If a native file writer encounters a serious error because of which the output file cannot be generated, it should throw an exception. The File Type Support Framework automatically catches exceptions thrown by native file writers and generates a message for the exception with an associated location that points to the content that was being processed by the file writer, and then the exception again. Provided that the exception is thrown at the time that the 'problematic' content is passed to the native file writer, this should yield a valid location associated with the message. So, if that is the case, the writer does not need to explicitly generate a message. On the other hand, it often happens that the 'problematic' content comes up earlier in the content stream, in which case the location associated with the automatically generated message may be misleading. In such a case, it is recommended that file writers report the error with the appropriate message location before throwing the exception.

The File Type Support Framework provides a INativeLocationTracker implementation to the writer by setting the LocationTracker property during initialization of the writer. The location tracker provides a convenient way for the writer to determine the locations of the content that it is currently processing.

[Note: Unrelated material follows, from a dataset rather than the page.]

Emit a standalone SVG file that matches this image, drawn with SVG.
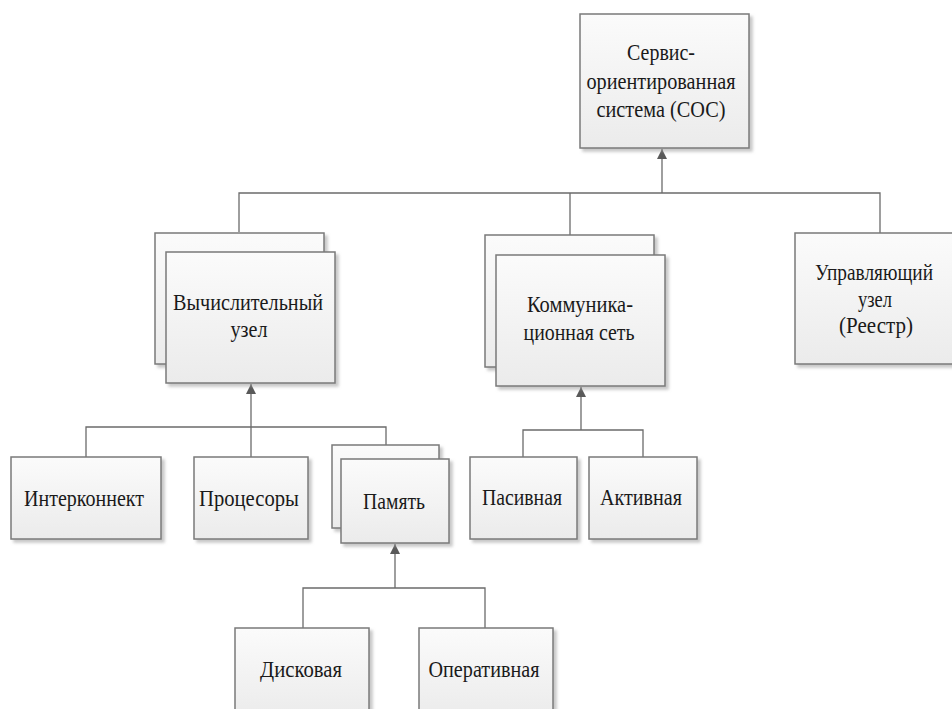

Below you find a code example that shows how an unexpected start tag could be reported by a native file writer:

public override void InlineStartTag(IStartTagProperties tagInfo)
{
    if (!IsExpectedStartTag(tagInfo))
    {
        // report the tag and ignore it
        NativeTextLocation from = GetLocationBeforeCurrent();
        NativeTextLocation upto = GetLocationAfterCurrent();

        MessageReporter.ReportMessage(this,"SDK Sample", ErrorLevel.Error, "Unexpected tag pair!", from, upto);
        return;
    }

    // process as normal
    ProcessStartTag(tagInfo);
}

Note

This content may be out-of-date. To check the latest information on this topic, inspect the libraries using the Visual Studio Object Browser.